- _Exercise objective_: Gather up the lines with the word "that" in them.

- _Dataset records_:
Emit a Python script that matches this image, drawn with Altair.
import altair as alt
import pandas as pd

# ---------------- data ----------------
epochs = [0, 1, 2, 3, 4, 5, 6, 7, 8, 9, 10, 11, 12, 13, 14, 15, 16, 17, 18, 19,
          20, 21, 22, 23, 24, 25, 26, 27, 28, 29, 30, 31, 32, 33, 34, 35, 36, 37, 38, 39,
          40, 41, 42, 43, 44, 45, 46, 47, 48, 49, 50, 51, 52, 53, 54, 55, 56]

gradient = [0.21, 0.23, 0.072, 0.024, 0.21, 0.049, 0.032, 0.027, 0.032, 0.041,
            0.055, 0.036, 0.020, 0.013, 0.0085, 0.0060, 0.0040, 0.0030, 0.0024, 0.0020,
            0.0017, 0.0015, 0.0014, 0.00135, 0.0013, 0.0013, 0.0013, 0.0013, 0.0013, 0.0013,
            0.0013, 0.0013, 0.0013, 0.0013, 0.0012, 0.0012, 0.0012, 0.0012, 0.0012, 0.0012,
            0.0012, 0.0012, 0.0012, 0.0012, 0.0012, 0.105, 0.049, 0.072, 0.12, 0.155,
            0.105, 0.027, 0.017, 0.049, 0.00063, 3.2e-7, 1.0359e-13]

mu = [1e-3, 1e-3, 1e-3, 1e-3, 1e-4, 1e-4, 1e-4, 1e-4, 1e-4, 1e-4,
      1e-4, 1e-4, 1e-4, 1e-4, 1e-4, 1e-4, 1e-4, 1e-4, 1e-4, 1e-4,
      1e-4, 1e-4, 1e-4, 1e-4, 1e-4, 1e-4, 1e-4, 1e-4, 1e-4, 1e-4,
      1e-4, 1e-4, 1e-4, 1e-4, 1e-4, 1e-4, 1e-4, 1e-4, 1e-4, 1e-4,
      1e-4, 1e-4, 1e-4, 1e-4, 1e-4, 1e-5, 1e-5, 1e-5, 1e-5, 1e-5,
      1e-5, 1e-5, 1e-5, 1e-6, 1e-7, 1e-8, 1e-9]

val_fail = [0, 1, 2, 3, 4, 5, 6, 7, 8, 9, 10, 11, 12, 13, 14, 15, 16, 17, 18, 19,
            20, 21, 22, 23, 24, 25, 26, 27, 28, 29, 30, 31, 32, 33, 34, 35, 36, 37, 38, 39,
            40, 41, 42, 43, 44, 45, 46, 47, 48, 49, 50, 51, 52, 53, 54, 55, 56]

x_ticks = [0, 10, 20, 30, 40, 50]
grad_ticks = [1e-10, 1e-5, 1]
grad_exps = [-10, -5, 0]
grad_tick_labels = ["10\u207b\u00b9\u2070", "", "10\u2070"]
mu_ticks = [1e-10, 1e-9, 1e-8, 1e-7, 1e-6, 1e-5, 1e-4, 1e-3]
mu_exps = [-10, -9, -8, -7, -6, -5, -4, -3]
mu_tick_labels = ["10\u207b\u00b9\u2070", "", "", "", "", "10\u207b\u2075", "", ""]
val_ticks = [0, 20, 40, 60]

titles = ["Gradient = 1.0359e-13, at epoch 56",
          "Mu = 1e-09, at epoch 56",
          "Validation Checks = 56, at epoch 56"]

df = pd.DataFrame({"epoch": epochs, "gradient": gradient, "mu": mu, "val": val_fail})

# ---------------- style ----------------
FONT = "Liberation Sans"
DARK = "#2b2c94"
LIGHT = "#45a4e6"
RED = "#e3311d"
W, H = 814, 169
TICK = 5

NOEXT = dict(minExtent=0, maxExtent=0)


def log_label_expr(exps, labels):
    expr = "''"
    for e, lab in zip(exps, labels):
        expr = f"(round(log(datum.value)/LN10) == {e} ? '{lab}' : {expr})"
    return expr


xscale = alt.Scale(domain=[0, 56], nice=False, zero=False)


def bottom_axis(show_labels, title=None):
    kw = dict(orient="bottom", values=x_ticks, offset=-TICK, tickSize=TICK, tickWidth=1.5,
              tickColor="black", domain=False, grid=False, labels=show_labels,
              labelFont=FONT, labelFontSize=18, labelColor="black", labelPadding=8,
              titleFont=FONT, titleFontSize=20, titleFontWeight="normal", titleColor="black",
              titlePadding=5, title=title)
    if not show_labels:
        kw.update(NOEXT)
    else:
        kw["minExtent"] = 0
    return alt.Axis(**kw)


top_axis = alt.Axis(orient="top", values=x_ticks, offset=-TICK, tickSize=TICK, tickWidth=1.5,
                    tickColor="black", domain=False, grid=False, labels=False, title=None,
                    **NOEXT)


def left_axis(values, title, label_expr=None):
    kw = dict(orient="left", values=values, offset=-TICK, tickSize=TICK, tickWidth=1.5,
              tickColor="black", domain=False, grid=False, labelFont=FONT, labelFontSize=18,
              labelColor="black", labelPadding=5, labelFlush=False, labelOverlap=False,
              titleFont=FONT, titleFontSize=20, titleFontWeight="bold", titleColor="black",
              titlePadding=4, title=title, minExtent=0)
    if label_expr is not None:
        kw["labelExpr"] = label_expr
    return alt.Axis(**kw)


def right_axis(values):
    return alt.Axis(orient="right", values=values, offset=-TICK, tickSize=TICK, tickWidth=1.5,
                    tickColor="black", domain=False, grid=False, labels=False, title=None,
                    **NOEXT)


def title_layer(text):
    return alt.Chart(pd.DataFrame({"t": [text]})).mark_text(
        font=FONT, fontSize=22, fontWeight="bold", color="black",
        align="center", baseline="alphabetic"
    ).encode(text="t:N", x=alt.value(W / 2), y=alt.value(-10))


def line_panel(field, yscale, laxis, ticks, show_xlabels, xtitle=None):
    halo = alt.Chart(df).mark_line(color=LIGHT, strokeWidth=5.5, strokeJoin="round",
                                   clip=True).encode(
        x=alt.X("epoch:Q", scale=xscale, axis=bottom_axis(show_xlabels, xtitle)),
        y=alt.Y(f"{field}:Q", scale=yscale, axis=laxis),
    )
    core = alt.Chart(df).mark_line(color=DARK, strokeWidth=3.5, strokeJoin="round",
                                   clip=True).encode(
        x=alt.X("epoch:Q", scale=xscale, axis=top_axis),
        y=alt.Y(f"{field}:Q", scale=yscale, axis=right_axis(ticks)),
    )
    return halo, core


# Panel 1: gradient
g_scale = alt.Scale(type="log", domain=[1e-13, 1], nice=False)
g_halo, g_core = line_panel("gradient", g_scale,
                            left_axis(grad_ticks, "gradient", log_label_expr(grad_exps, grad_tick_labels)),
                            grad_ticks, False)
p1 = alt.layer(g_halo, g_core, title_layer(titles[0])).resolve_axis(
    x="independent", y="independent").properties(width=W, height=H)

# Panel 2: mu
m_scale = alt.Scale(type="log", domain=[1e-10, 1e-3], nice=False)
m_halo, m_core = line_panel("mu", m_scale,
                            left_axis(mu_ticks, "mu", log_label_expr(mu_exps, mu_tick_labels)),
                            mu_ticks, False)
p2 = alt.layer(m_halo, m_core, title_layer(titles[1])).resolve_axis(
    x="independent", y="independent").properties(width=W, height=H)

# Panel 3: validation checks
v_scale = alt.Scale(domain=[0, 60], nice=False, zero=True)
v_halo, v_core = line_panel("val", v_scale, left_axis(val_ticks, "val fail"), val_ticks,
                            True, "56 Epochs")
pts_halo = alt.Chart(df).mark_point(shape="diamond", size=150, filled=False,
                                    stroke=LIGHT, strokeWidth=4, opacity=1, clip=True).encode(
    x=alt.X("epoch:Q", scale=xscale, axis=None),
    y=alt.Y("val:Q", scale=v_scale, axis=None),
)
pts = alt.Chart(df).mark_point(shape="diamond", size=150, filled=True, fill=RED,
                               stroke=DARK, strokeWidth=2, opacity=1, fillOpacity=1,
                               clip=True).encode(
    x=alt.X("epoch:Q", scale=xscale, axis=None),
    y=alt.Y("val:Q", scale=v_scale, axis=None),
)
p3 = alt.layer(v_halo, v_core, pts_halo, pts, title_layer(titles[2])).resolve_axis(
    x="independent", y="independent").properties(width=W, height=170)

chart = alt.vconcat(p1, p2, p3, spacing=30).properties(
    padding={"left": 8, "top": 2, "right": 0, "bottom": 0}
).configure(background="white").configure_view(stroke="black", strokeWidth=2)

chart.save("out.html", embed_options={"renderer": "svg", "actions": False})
* * *
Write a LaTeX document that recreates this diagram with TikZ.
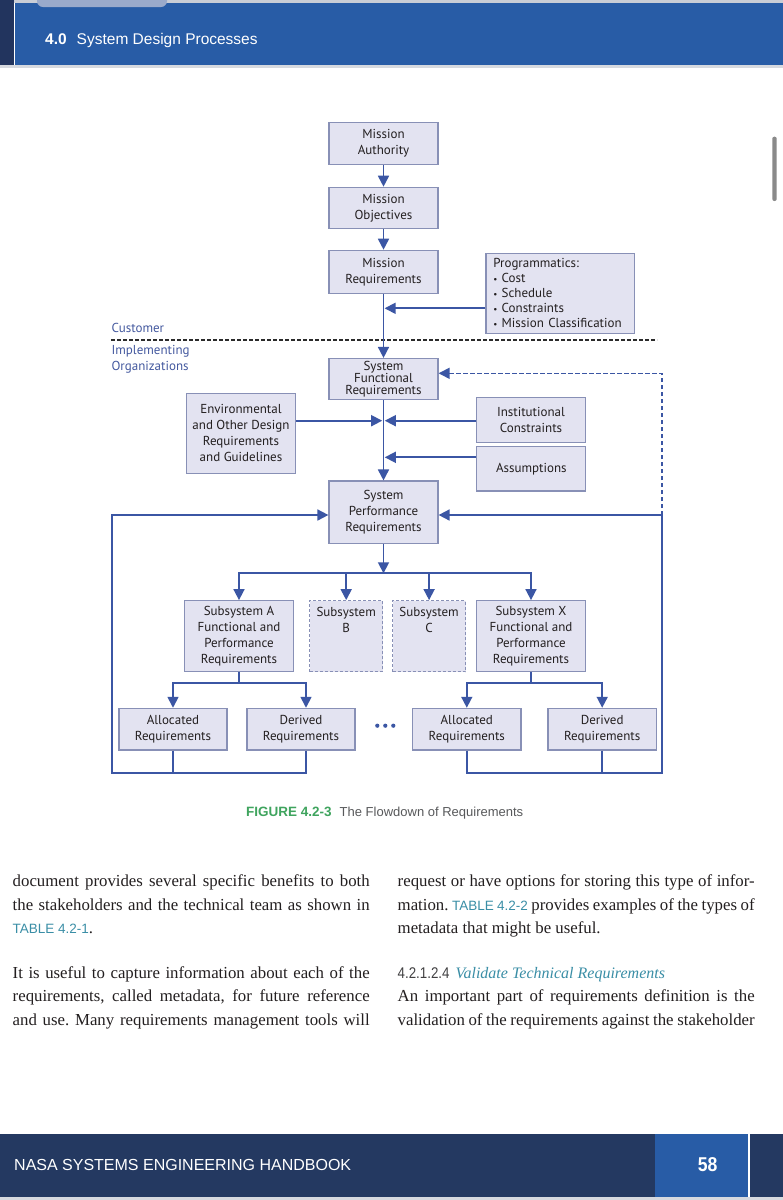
* * *
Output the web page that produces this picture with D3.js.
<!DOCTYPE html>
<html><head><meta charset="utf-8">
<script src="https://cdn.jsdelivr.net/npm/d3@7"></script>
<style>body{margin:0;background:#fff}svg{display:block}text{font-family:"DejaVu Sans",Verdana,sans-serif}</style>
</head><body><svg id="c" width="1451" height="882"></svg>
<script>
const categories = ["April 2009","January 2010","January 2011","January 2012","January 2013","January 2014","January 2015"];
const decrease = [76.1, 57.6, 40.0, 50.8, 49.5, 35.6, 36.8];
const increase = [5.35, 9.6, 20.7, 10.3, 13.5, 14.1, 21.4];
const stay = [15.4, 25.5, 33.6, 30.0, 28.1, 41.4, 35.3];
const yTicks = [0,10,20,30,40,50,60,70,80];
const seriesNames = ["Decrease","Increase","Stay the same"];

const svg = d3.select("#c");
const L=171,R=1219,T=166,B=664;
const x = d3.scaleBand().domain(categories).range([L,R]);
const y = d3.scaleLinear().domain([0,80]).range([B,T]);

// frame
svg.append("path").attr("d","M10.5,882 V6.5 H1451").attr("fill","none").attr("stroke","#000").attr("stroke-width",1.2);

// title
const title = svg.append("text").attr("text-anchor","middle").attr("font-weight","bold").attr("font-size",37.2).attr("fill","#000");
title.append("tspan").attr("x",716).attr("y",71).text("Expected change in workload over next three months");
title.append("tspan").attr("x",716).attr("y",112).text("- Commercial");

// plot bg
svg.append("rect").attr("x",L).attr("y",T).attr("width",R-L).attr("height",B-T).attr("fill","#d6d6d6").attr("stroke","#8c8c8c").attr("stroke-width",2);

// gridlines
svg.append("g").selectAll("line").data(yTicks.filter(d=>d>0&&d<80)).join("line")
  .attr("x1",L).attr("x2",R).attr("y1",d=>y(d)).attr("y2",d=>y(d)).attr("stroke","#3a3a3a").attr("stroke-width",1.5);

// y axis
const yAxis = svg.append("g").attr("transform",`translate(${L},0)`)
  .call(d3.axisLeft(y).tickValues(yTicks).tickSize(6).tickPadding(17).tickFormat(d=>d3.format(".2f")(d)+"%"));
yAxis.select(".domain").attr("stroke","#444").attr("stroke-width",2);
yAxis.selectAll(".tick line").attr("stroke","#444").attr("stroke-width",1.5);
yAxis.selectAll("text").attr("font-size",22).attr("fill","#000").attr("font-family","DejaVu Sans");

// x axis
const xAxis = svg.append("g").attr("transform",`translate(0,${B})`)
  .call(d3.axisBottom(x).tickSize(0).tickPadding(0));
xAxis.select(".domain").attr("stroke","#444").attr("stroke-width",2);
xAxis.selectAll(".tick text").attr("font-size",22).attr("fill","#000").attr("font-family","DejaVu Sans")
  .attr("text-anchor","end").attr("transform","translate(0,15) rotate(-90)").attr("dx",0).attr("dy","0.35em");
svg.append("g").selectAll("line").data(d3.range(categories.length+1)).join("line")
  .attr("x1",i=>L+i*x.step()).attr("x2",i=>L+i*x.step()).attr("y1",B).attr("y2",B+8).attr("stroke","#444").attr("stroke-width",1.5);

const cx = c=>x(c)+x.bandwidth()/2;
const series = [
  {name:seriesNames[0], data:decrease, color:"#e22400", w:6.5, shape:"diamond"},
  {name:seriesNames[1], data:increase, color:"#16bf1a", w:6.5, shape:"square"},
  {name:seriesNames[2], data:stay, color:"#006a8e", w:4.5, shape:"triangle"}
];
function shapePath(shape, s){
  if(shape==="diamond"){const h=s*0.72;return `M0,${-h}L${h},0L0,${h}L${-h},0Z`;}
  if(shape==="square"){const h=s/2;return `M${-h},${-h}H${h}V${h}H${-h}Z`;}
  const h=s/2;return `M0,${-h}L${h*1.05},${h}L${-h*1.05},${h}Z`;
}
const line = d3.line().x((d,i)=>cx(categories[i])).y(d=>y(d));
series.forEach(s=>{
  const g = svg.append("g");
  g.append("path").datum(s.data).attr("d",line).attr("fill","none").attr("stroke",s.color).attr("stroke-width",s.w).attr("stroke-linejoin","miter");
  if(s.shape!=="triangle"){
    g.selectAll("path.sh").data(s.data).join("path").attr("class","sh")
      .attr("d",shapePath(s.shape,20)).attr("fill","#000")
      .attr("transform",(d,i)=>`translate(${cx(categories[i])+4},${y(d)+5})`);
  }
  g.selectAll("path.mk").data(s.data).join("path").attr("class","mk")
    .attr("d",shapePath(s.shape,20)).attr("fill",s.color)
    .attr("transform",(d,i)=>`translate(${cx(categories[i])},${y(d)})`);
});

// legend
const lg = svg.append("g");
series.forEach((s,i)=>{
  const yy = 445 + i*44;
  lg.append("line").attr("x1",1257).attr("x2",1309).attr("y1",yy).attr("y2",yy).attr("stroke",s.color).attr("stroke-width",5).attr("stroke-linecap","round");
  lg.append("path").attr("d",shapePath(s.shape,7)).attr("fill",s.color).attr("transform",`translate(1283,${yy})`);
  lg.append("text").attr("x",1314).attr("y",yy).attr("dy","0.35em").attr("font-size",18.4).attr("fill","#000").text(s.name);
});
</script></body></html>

- _Exercise answer_:
Emit a Python script that matches this image, drawn with Altair.
Write a LaTeX document that recreates this diagram with TikZ.
Output the web page that produces this picture with D3.js.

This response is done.